Pull out every line with the word "code".

>> begin RECORDED INFORMATION

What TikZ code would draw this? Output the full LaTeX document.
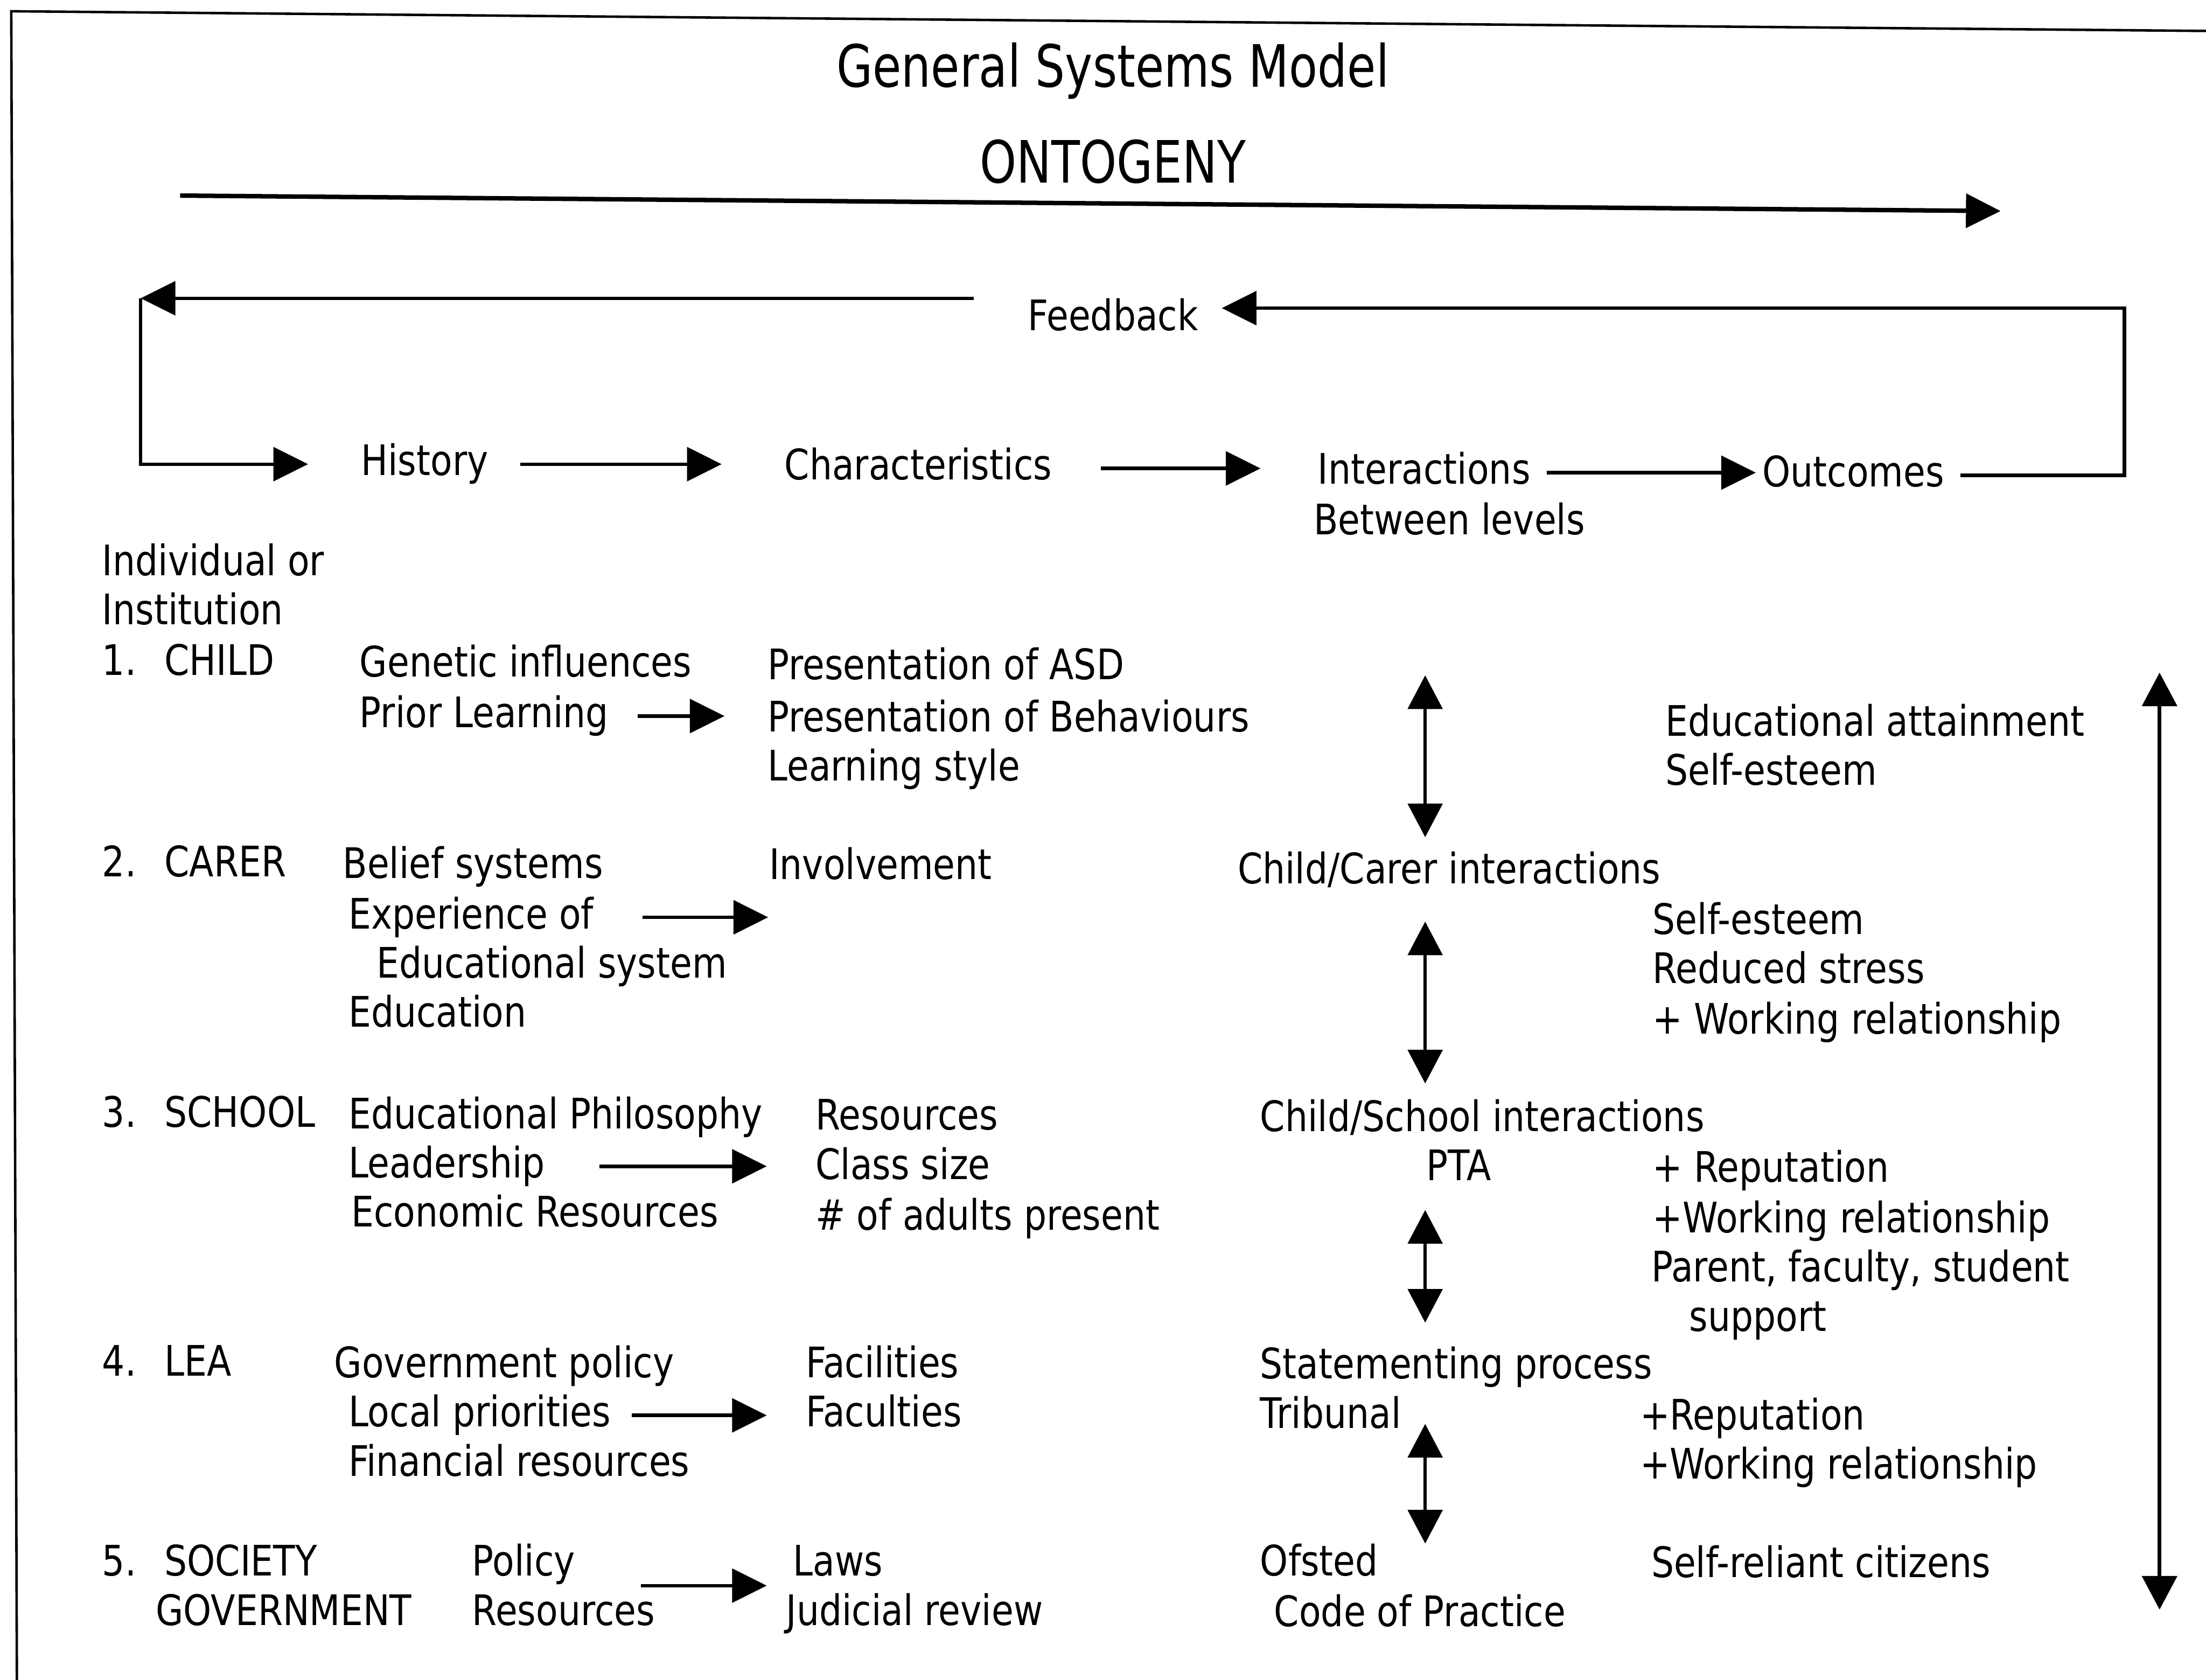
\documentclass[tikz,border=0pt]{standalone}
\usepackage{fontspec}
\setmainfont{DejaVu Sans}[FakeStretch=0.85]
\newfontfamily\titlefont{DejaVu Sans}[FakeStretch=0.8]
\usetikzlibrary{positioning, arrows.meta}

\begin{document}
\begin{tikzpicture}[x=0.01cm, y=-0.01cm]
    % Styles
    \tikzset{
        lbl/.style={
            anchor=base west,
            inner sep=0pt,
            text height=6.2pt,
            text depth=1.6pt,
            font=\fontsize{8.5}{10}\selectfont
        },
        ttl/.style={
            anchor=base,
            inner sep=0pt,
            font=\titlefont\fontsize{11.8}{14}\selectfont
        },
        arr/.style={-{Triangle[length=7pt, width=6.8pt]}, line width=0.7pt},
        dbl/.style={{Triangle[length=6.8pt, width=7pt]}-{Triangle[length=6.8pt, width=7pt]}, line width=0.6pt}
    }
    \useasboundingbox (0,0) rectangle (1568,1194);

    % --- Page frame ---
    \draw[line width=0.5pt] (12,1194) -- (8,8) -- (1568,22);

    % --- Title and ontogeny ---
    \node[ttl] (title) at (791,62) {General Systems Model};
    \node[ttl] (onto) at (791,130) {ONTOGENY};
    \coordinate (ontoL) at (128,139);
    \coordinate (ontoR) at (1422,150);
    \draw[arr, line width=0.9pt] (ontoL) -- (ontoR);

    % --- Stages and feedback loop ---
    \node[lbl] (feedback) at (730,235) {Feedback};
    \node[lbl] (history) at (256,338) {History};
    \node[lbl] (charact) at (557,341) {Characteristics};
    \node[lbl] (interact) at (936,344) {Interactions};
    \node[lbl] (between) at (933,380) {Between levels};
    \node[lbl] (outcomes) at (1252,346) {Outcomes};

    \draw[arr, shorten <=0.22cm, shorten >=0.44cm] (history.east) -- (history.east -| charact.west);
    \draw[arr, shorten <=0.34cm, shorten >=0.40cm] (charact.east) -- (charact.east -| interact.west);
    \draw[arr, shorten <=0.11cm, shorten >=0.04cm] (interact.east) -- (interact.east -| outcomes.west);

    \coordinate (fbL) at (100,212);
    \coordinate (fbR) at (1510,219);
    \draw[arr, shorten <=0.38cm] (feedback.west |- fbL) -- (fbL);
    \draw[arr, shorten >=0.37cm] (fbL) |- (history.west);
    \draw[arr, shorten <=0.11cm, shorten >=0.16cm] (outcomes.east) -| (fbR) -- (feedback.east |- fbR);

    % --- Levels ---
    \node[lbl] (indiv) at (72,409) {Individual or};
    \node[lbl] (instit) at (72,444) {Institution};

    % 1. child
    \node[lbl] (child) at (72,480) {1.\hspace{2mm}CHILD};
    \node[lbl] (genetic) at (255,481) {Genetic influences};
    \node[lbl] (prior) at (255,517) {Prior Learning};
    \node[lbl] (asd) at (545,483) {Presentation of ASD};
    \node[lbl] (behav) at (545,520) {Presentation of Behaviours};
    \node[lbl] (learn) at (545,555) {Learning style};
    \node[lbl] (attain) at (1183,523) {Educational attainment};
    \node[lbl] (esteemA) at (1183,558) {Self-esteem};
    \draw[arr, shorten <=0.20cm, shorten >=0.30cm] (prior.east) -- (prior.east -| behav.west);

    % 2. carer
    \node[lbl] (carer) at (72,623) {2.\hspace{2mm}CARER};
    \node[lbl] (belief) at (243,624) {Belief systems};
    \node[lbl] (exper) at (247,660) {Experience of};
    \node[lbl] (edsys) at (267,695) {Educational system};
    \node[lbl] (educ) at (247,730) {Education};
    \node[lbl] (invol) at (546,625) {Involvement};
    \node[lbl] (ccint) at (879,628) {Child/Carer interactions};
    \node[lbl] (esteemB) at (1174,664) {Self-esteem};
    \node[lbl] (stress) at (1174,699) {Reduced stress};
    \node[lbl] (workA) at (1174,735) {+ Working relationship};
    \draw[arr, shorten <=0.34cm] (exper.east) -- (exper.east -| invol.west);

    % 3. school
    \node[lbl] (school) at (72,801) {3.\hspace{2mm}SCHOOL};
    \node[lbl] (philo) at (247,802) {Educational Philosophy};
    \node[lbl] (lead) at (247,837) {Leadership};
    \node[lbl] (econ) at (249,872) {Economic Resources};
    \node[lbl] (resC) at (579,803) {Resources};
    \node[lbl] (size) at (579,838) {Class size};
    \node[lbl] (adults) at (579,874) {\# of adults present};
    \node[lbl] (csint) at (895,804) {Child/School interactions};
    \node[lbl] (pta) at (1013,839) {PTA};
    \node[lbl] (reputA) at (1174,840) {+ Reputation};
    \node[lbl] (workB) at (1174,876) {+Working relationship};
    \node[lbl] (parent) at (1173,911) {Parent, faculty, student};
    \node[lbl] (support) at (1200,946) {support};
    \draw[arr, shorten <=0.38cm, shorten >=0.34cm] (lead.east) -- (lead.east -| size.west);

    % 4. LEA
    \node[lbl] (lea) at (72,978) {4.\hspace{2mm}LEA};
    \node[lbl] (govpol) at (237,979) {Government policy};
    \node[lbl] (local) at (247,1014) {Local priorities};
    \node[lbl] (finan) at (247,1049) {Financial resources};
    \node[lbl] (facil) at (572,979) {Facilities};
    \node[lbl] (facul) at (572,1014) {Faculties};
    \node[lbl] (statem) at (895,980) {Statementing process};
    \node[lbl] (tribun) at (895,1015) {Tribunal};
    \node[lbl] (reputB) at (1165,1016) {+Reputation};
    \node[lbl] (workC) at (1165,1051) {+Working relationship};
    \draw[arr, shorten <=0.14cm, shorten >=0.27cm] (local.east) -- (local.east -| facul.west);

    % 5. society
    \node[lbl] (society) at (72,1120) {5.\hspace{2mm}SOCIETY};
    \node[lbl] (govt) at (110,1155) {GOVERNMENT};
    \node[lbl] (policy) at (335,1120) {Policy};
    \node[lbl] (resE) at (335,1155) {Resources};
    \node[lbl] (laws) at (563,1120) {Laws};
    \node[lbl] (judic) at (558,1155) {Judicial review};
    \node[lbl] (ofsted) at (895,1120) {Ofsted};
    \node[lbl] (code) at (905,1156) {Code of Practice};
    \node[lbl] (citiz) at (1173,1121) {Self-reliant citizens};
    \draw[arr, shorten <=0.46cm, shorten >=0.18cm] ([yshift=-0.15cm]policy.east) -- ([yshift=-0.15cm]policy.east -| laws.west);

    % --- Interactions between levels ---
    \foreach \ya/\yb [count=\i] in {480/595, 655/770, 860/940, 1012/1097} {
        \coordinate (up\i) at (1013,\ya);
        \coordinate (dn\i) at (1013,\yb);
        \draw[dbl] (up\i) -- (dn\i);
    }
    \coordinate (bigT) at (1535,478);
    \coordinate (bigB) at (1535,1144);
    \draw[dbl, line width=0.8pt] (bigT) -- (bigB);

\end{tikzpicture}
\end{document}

>> end RECORDED INFORMATION

■ FULL ANSWER
What TikZ code would draw this? Output the full LaTeX document.
    \node[lbl] (code) at (905,1156) {Code of Practice};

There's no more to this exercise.